A ministra da Saúde, Ana Paula Martins, falou na sessão que assinalou o 45.º aniversário do Serviço Nacional de Saúde (SNS) promovida pela comissão parlamentar de saúde. A data, para uns era o assinalar de uma conquista e um dia de luta pela defesa de um direito, para a ministra foi o momento para assumir os planos que o Governo tem em cima da mesa.
A verdade é que há 45 anos, PSD e CDS-PP votaram contra a criação do SNS, e em 2024, tendo a vida facilitada pelos governos PS, o actual Governo AD mantém o preconceito ideológico que levou a posicionarem-se contra um sistema de saúde público.
Entre 1979 e 2024, várias foram as ações da direita contra o SNS. A título de exemplo, em 1982 o VIII Governo Constitucional, um governo de coligação (pré-eleitoral) PSD-CDS-PPM, com maioria absoluta na Assembleia da República, liderado por Francisco Pinto Balsemão e com Luís Barbosa como ministro dos Assuntos Sociais (com a tutela da Saúde) aprovam o
Decreto-Lei n.º 254/82, de 29 de Junho que cria as administrações regionais de cuidados de saúde.
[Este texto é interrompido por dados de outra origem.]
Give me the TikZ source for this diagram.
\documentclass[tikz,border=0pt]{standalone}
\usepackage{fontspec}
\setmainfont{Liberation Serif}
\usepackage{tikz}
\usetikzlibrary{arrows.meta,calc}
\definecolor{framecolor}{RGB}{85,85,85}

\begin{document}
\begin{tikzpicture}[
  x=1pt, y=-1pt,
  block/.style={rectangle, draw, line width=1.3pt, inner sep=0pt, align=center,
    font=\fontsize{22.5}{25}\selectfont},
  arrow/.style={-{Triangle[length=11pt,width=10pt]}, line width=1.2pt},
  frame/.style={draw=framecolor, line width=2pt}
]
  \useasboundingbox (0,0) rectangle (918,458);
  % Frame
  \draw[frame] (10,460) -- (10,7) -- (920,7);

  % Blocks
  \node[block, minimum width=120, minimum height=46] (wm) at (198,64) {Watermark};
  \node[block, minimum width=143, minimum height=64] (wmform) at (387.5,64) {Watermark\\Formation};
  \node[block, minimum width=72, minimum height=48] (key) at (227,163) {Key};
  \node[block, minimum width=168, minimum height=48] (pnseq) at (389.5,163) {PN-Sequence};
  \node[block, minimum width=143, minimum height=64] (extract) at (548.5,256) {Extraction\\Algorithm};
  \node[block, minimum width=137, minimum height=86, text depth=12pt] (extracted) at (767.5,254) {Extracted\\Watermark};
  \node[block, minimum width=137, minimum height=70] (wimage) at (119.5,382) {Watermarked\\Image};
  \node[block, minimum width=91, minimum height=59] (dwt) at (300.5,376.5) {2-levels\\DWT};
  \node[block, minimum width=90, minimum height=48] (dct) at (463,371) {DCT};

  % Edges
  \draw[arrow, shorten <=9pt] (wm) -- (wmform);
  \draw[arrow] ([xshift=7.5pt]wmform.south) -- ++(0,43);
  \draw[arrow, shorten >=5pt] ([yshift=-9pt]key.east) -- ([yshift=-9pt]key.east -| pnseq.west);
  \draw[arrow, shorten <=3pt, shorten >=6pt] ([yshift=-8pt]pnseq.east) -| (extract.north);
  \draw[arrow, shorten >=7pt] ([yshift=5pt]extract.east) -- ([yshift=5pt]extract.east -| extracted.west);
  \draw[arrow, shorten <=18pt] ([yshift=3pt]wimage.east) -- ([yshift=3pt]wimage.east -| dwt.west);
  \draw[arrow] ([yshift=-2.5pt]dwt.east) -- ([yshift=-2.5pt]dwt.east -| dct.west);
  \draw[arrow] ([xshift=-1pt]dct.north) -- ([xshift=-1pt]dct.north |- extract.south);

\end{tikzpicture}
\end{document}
Esse mesmo Decreto-Lei revogava parte da Lei do SNS e, como tal, o Tribunal Constitucional, quase dois anos depois, viria a declarar tal acção como inconstitucional. No Acórdão n.º 39/84, de 11 de Abril, podia ler-se: «Como se vê, o Decreto-Lei n.º 254/82 não substituiu um serviço nacional de saúde por outro; limitou-se a alterar o regime de estruturas pré-existentes que haveriam de integrar-se no Serviço Nacional de Saúde e revogou pura e simplesmente este. Depois de, num primeiro momento, ter anunciado a revisão da lei do Serviço Nacional de Saúde e de, num segundo momento, ter pedido uma autorização legislativa para revogar a lei, substituindo-a por outra lei do Serviço Nacional de Saúde, o Governo, não tendo feito nem uma coisa nem outra, acabou por decidir-se pela nua extinção do Serviço Nacional de Saúde.»
Um outro exemplo do ataque ao SNS está na segunda revisão constitucional onde foram feitas as alterações mais substanciais ao artigo 64.º da Constituição. Com esta revisão, o PSD procurou introduzir uma legitimação constitucional que impedisse a gratuitidade do SNS.
O SNS passou de «gratuito» para «tendencialmente gratuito» e o Estado passou a ter que «orientar a sua ação para a socialização dos custos dos cuidados médicos e medicamentosos». Deixou também de constar na Constituição «a socialização da medicina e dos sectores médico-medicamentosos», que implicava a orientação do Estado para a prestação pública dos cuidados de saúde e a produção estatal de medicamentos e afins, e abriu-se uma janela constitucional à maior intervenção do sector privado na prestação e no financiamento de cuidados de saúde, como também à gestão privada de unidades públicas de saúde.
Este é um breve resumo do historial da direita no SNS, uma herança que o PS nunca procurou contrariar, antes alimentando-a e catalisando-a, e que a actual ministra da Saúde procura continuar. Na cerimónia do 45.º aniversário do SNS, Ana Paula Martins garantiu uma «reforma estrutural» e sem precisar de dizer o que era ao concreto, o histórico recente confirma as intenções.
Num contexto em que o SNS ou não consegue dar resposta à sua missão, ou dá uma resposta muito ineficaz, onde entregues 8 mil milhões de euros do orçamento do SNS aos privados via Orçamento do Estado, em que os profissionais de saúde intensificam a sua luta e as urgências são encerradas, a ministra da Saúde tem optado por ignorar todos os problemas e dirigir a sua acção em prol dos interesses dos grandes grupos económicos.
Foi então que Ana Paula Martins, na cerimónia, disse que conta «com todos os agentes» para a «reforma estrutural» que precisa de um «amplo consenso nacional». Até ao momento o plano do Governo passou já por entregar ao sector privado e social 20 Unidades de Saúde Familiar modelo C e financiar directamente um hospital da Misericórdia do Porto.
A própria ministra afirma que para a tal «reforma estrutural», «os próximos Orçamentos do Estado são essenciais», isto depois de ter anunciado a actualização dos preços das ecografias obstétricas convencionadas com o sector privado. Em causa estão 55 euros por cada ecografia realizada no primeiro e terceiro trimestre da gravidez e de cerca de 80 euros por cada ecografia realizada no segundo trimestre, ou seja, uma despesa com o privado próxima dos 3,6 milhões de euros, que poderia e deveria ser investida no próprio SNS.